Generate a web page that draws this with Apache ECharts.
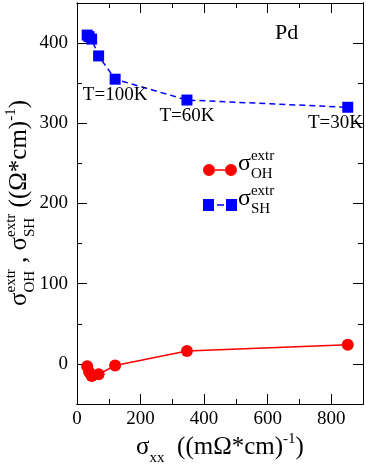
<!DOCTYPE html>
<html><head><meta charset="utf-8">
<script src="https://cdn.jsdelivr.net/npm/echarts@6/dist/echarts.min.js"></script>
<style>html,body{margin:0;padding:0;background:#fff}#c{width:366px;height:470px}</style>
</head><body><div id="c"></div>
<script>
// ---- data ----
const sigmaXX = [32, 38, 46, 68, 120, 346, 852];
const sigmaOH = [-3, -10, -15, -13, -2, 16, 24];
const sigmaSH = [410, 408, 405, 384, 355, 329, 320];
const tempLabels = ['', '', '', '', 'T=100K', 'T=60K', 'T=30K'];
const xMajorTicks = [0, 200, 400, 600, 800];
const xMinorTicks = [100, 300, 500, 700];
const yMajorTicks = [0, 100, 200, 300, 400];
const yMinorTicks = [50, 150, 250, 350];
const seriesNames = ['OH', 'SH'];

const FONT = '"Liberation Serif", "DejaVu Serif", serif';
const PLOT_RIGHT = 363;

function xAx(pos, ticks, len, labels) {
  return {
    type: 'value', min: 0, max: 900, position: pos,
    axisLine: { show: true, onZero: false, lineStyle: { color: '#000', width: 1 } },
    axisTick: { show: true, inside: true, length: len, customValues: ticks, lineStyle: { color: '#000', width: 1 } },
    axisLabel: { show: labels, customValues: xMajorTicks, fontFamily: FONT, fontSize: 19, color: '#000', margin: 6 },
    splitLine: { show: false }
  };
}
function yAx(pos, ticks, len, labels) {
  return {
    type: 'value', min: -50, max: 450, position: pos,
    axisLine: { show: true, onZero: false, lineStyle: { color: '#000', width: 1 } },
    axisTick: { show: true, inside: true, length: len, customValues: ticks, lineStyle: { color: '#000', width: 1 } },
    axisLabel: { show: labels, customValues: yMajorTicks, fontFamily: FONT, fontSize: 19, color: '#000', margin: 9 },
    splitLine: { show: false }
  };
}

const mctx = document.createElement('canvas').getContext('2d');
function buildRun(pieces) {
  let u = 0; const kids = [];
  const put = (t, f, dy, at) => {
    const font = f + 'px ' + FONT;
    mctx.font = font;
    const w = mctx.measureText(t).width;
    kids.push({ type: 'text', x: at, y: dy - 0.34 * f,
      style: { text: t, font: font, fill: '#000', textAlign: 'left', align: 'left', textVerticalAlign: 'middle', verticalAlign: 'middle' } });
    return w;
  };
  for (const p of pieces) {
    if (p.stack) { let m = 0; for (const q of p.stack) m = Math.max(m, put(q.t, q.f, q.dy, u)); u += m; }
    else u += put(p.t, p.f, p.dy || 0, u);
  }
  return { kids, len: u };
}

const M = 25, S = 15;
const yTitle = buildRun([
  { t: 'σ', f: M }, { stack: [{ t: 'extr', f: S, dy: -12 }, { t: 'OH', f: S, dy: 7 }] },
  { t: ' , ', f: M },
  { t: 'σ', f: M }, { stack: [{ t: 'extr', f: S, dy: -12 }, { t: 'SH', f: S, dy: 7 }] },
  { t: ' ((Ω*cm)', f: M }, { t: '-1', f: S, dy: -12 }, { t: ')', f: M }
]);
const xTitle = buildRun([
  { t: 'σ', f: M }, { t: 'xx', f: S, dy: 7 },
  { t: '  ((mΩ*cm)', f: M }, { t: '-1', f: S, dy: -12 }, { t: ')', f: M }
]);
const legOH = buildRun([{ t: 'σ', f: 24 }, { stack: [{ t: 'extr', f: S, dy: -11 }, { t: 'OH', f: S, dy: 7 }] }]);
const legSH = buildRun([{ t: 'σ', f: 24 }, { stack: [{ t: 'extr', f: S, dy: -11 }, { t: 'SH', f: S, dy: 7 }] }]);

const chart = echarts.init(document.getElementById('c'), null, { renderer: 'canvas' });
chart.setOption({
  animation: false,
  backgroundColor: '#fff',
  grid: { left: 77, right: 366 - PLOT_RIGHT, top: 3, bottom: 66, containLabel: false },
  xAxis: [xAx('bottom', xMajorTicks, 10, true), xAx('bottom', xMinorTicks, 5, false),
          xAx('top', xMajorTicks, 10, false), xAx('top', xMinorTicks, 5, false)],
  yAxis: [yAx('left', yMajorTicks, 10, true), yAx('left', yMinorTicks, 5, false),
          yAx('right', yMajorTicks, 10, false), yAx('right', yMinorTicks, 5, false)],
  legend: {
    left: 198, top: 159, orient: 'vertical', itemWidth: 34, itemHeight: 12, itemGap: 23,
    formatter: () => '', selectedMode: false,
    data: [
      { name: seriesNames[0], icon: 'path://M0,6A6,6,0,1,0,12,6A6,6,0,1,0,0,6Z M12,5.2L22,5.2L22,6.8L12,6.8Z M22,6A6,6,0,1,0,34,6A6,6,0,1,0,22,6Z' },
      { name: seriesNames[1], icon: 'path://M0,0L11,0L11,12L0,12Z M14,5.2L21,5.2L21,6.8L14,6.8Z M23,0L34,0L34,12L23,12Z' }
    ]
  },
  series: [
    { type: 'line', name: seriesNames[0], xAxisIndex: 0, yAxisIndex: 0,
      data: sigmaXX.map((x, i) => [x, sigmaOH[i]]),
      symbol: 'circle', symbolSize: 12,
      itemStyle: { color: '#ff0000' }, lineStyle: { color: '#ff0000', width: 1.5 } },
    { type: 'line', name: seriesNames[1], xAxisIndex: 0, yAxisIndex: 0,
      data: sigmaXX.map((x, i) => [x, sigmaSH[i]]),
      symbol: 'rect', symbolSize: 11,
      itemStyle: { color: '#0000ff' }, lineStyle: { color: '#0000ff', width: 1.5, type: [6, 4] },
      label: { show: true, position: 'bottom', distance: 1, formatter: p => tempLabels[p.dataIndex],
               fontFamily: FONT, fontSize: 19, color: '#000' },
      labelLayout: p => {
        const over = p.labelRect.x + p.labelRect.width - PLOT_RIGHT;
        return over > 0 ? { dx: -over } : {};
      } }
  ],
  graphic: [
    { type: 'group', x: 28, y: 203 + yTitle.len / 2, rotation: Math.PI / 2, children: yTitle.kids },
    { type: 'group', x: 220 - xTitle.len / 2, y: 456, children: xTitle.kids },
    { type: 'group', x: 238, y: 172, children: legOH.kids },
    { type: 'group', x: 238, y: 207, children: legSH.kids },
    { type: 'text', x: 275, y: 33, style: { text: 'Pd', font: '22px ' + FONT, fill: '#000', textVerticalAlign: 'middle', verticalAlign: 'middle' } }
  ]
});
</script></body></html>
········
-- Given problem --
Quote, exactly and only, the lines from the first line of the data above through the line containing "const seriesNames = ['OH', 'SH'];". The pictures do not belong in it.

-- Result for this task --
Generate a web page that draws this with Apache ECharts.
<!DOCTYPE html>
<html><head><meta charset="utf-8">
<script src="https://cdn.jsdelivr.net/npm/echarts@6/dist/echarts.min.js"></script>
<style>html,body{margin:0;padding:0;background:#fff}#c{width:366px;height:470px}</style>
</head><body><div id="c"></div>
<script>
// ---- data ----
const sigmaXX = [32, 38, 46, 68, 120, 346, 852];
const sigmaOH = [-3, -10, -15, -13, -2, 16, 24];
const sigmaSH = [410, 408, 405, 384, 355, 329, 320];
const tempLabels = ['', '', '', '', 'T=100K', 'T=60K', 'T=30K'];
const xMajorTicks = [0, 200, 400, 600, 800];
const xMinorTicks = [100, 300, 500, 700];
const yMajorTicks = [0, 100, 200, 300, 400];
const yMinorTicks = [50, 150, 250, 350];
const seriesNames = ['OH', 'SH'];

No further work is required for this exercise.